Dr Jamie Gough
Senior Lecturer in Town and Regional Planning
Room number: D26
Telephone (internal): 26909
Telephone (UK): 0114 222 6909
Telephone (International): +44 114 222 6909
Email: jamie.gough@sheffield.ac.uk
Academic profile
I was awarded a BA in Physics and a PhD in Theoretical Physics both from Corpus Christi College, University of Oxford. In 1976 I was awarded an Mphil in Town and Country Planning by University College, London.
I worked at the National Consumer Council as a consultant on rural transport before being appointed as a Research Fellow and then a Lecturer in the School of Geography and Planning at Middlesex Polytechnic. From 1983 – 86 I worked as a Professional Officer at the Greater London Council working on policy formulation and research.
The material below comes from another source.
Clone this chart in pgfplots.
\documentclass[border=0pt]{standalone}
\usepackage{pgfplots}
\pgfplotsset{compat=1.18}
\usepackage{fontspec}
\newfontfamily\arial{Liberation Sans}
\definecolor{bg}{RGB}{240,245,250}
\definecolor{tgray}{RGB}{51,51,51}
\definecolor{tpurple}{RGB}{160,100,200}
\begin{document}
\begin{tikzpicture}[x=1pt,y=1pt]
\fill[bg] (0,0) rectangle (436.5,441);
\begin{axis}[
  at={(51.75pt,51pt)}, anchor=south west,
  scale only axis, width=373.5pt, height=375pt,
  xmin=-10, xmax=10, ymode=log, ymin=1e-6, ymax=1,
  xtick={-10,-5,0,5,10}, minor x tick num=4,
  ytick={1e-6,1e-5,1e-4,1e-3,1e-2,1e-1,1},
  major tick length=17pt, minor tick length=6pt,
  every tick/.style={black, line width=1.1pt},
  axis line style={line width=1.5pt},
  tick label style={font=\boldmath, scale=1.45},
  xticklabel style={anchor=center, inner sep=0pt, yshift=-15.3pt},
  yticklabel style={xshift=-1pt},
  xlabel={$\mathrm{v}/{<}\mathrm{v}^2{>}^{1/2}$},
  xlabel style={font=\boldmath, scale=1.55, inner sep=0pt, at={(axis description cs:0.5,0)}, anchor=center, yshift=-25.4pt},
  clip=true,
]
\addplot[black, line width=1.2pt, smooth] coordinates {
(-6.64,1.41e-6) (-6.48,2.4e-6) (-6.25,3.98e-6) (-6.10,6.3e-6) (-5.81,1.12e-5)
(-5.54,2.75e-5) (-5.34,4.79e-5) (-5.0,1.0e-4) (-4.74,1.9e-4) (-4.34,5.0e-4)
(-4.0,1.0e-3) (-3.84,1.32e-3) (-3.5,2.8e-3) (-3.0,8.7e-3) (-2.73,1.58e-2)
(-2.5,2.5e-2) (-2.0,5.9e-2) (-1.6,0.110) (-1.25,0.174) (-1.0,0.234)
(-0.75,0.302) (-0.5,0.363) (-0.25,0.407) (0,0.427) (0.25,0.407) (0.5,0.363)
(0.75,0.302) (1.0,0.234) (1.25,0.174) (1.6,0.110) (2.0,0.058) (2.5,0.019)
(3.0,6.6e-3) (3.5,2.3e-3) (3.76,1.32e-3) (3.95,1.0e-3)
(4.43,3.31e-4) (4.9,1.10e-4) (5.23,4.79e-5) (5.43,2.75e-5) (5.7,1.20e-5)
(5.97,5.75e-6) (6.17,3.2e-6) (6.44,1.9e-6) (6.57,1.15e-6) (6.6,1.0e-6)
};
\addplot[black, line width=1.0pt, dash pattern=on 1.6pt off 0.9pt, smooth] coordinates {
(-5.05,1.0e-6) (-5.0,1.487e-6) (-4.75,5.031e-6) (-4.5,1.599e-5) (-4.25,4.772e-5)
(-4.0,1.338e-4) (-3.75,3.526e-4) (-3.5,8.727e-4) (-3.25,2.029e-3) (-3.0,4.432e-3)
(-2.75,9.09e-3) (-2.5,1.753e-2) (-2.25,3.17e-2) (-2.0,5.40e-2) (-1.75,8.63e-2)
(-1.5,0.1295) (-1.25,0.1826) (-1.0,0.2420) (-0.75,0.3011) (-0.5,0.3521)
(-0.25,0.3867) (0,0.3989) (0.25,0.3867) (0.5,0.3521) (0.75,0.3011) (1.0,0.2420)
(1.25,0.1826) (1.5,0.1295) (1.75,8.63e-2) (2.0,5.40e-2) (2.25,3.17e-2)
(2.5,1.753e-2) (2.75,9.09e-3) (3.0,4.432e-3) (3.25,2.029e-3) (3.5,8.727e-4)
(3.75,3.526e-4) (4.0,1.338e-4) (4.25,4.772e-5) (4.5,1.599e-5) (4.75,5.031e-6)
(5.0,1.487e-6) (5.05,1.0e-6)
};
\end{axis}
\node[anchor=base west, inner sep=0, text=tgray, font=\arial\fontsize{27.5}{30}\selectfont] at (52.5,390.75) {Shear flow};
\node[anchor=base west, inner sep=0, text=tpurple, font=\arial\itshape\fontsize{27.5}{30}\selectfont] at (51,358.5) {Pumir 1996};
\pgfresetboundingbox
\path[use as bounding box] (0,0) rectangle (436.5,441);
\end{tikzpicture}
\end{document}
I became Research Fellow in the School of Management and Economic Studies at University of Sheffield (1988 – 1991), and was appointed to the post of Lecturer in the Department of Geography at the University of Sydney between 1993 and 1996. From 1996 – 2005 I was Senior Lecturer in the Division of Geography and Environmental Studies at Northumbria University.
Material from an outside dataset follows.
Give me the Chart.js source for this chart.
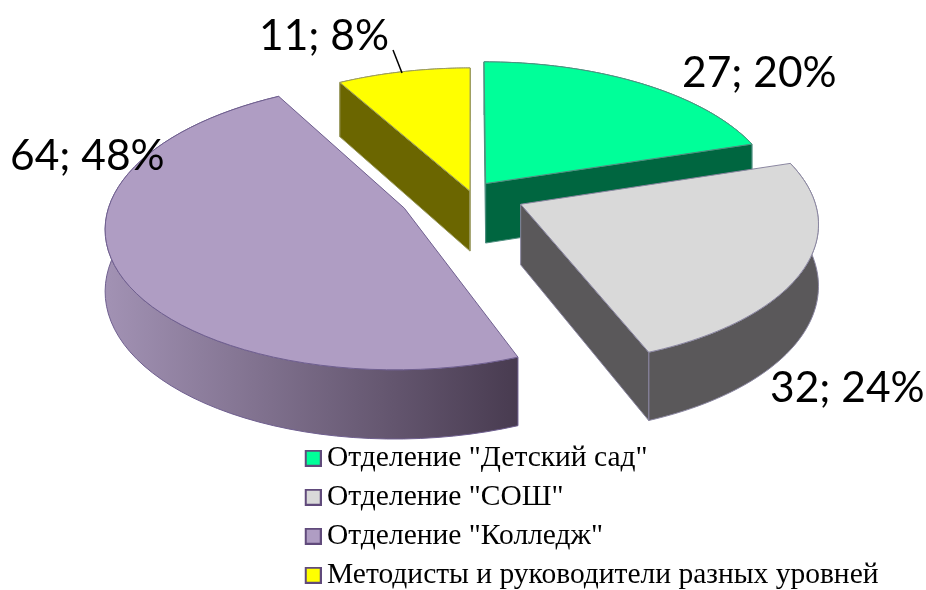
<!DOCTYPE html>
<html>
<head>
<meta charset="utf-8">
<style>
  html, body { margin: 0; padding: 0; background: #fff; }
  canvas { display: block; }
</style>
<script src="https://cdn.jsdelivr.net/npm/chart.js@4/dist/chart.umd.min.js"></script>
</head>
<body>
<canvas id="pie" width="926" height="590"></canvas>
<script>
const categories = ['Отделение "Детский сад"', 'Отделение "СОШ"', 'Отделение "Колледж"', 'Методисты и руководители разных уровней'];
const values = [27, 32, 64, 11];

const topColors = ['#00ff99', '#d9d9d9', '#af9dc3', '#ffff00'];
const wallColors = ['#006640', '#5a585a', '#5a4d66', '#6b6600'];
// outer wall shading, left to right
const rimColors = [['#006640', '#006640'], ['#5a585a', '#5a585a'], ['#a292b4', '#483b50'], ['#6b6600', '#6b6600']];
const edgeColors = ['#4f8f80', '#8a86a0', '#6f5f8f', '#9a9a60'];
const explode = [100, 218, 292, 16];

// where the "value; percent" text sits
const labelPos = [[682, 87], [770, 402], [10, 170], [259, 50]];
const leader = [[393, 50], [402, 73]];

const squash = 0.474;
const persp = 0.12;
const depth = 60;

// flat pie point -> tilted view, near side bigger than far side
function project(el, u, v, d) {
  const n = v / el.outerRadius;
  const w = 1 - persp * n;
  return [el.x + u / w, el.y + el.outerRadius * squash * n / w + d / w];
}

function wedgePoints(el, off, d) {
  const pts = [];
  const steps = 60;
  for (let i = 0; i <= steps; i++) {
    const a = el.startAngle + (el.endAngle - el.startAngle) * i / steps;
    pts.push(project(el, off[0] + Math.cos(a) * el.outerRadius, off[1] + Math.sin(a) * el.outerRadius, d));
  }
  return pts;
}

function fillPath(ctx, pts, fill, stroke) {
  ctx.beginPath();
  pts.forEach((p, i) => i ? ctx.lineTo(p[0], p[1]) : ctx.moveTo(p[0], p[1]));
  ctx.closePath();
  ctx.fillStyle = fill;
  ctx.fill();
  ctx.lineWidth = 1;
  ctx.strokeStyle = stroke;
  ctx.stroke();
}

// a radial wall only shows when its wedge lies above the edge on screen
function wallVisible(apex, rim, mid) {
  const ex = rim[0] - apex[0];
  const ey = rim[1] - apex[1];
  const cross = ex * (mid[1] - apex[1]) - ey * (mid[0] - apex[0]);
  return (cross < 0) === (ex > 0);
}

const pie3d = {
  id: 'pie3d',
  afterLayout(chart) {
    // legend column under the pie
    const legend = chart.legend;
    legend.left = 301.75;
    legend.right = 900;
    legend.top = 434;
    legend.bottom = 620;
  },
  beforeDatasetDraw(chart, args) {
    const ctx = chart.ctx;
    args.meta.data.forEach((el, i) => {
      const mid = (el.startAngle + el.endAngle) / 2;
      const shift = (el.options.offset || 0) / 4;
      const off = [Math.cos(mid) * shift, Math.sin(mid) * shift];
      const apexTop = project(el, off[0], off[1], 0);
      const apexLow = project(el, off[0], off[1], depth);
      const rimTop = wedgePoints(el, off, 0);
      const rimLow = wedgePoints(el, off, depth);
      const last = rimTop.length - 1;
      const rimMid = rimTop[Math.floor(last / 2)];

      // outer wall
      const xs = rimTop.map(p => p[0]);
      const grad = ctx.createLinearGradient(Math.min(...xs), 0, Math.max(...xs), 0);
      grad.addColorStop(0, rimColors[i][0]);
      grad.addColorStop(1, rimColors[i][1]);
      fillPath(ctx, rimTop.concat(rimLow.slice().reverse()), grad, edgeColors[i]);

      // radial walls
      [0, last].forEach(k => {
        if (wallVisible(apexTop, rimTop[k], rimMid)) {
          fillPath(ctx, [apexTop, rimTop[k], rimLow[k], apexLow], wallColors[i], edgeColors[i]);
        }
      });

      // top face
      fillPath(ctx, [apexTop].concat(rimTop), topColors[i], edgeColors[i]);
    });
    return false;
  },
  afterDatasetsDraw(chart) {
    const ctx = chart.ctx;
    const total = values.reduce((a, b) => a + b, 0);
    ctx.save();
    ctx.beginPath();
    ctx.moveTo(leader[0][0], leader[0][1]);
    ctx.lineTo(leader[1][0], leader[1][1]);
    ctx.lineWidth = 1.5;
    ctx.strokeStyle = '#000';
    ctx.stroke();
    ctx.font = '42.5px Lato';
    ctx.fillStyle = '#000';
    ctx.textAlign = 'left';
    ctx.textBaseline = 'alphabetic';
    values.forEach((v, i) => {
      ctx.fillText(v + '; ' + Math.round(v / total * 100) + '%', labelPos[i][0], labelPos[i][1]);
    });
    ctx.restore();
  }
};

// little square for the legend, wider than the box slot so the text sits close
function legendSwatch(color) {
  const c = document.createElement('canvas');
  c.width = 20;
  c.height = 17;
  const g = c.getContext('2d');
  g.fillStyle = color;
  g.fillRect(3, 0, 17, 17);
  g.lineWidth = 2;
  g.strokeStyle = '#604a7b';
  g.strokeRect(4, 1, 15, 15);
  return c;
}

new Chart(document.getElementById('pie'), {
  type: 'pie',
  data: {
    labels: categories,
    datasets: [{
      data: values,
      backgroundColor: topColors,
      offset: explode,
      radius: 292,
      borderWidth: 1
    }]
  },
  plugins: [pie3d],
  options: {
    responsive: false,
    animation: false,
    layout: { padding: { left: 16, bottom: 204 } },
    plugins: {
      tooltip: { enabled: false },
      legend: {
        position: 'chartArea',
        align: 'start',
        labels: {
          usePointStyle: true,
          boxWidth: 1,
          padding: 9.5,
          color: '#000',
          font: { family: '"Liberation Serif"', size: 29.5 },
          generateLabels: () => categories.map((text, i) => ({
            text: text,
            fillStyle: topColors[i],
            strokeStyle: '#604a7b',
            pointStyle: legendSwatch(topColors[i]),
            fontColor: '#000',
            hidden: false,
            index: i
          }))
        }
      }
    }
  }
});
</script>
</body>
</html>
I was appointed to the post of Senior Lecturer in the Department of Town and Regional Planning, University of Sheffield, in 2005.
Research interests
My research is concerned with the political economy of production and reproduction of people within localities and regions. I have also written extensively on abstract-theoretical and political topics, including the relations between social processes and space, the relations between state and society, models of economic and industrial organisation, and the nature of neoliberalism.
Current research
I am currently doing theoretical writing in three fields:-
• The politics of contemporary cities and regions in the more developed countries
• Theorising the scaling of the state
• Varieties of capitalism.
I am developing proposals for two projects of empirical research based mainly on the use of secondary data on:-
• Generalised rents and the meso-economy of regions: uneven development within South East England
• Recent restructuring of the geographies of work and home in South Yorkshire.
Teaching
My teaching consists of a second-year undergraduate module on urban theory and politics, a Masters module on social theory in planning research, and a fourth-year/Masters module on local economic policy. I am tutor for all the third year undergraduate Extended Essays and Research Projects. I am personal tutor for the third year undergraduate students.
I teach on a range of undergraduate and postgraduate courses including:
TRP234 Urban Theory and Politics
TRP215 European Urban Field Class
TRP6016 Planning, Social Theory
TrP4350 / 6350 Local and Regional Development
Key publications
• Gough, J. (with Eisenschitz, A. and McCulloch, A.) Spaces of Social Exclusion, Abingdon: Routledge, 2006
• Gough, J. Work, Locality and the Rhythms of Capital, London: Abingdon: Routledge 2005
• Gough, J. (with Eisenschitz, A.) The Politics of Local Economic Policy: the problems and possibilities of local initiative, Basingstoke: Macmillan, 1993
• Gough, J. Changing scale as changing class relations: variety and contradiction in the politics of scale, Political Geography, 23 (2) 185-211, 2004
• Gough, J. Neoliberalism and socialisation in the contemporary city: opposites, complements and instabilities, Antipode, 34 (3) 405-26, 2002 ; republished as Ch.3 in N.Brenner and N.Theodore (eds.) Spaces of Neoliberalism: urban restructuring in North America and Western Europe, Oxford: Blackwell, 2002
Other information
Member of the Editorial Board; Capital and Class, International Planning Studies. Member of Advisory Board Praksis, Ankara. Referee (2007) and member of Advisory Committee (February 2009-11) for the ESRC Personal Research Fellowship of Tim Marshall (Department of Planning, Oxford Brookes University), ‘Governance of infrastructure investment: a European comparison’. During the 1970s I was involved in the squatting movement in London, and in the 1970s and 1980s in the gay movement; since the mid-1990s I have been an active trade unionist.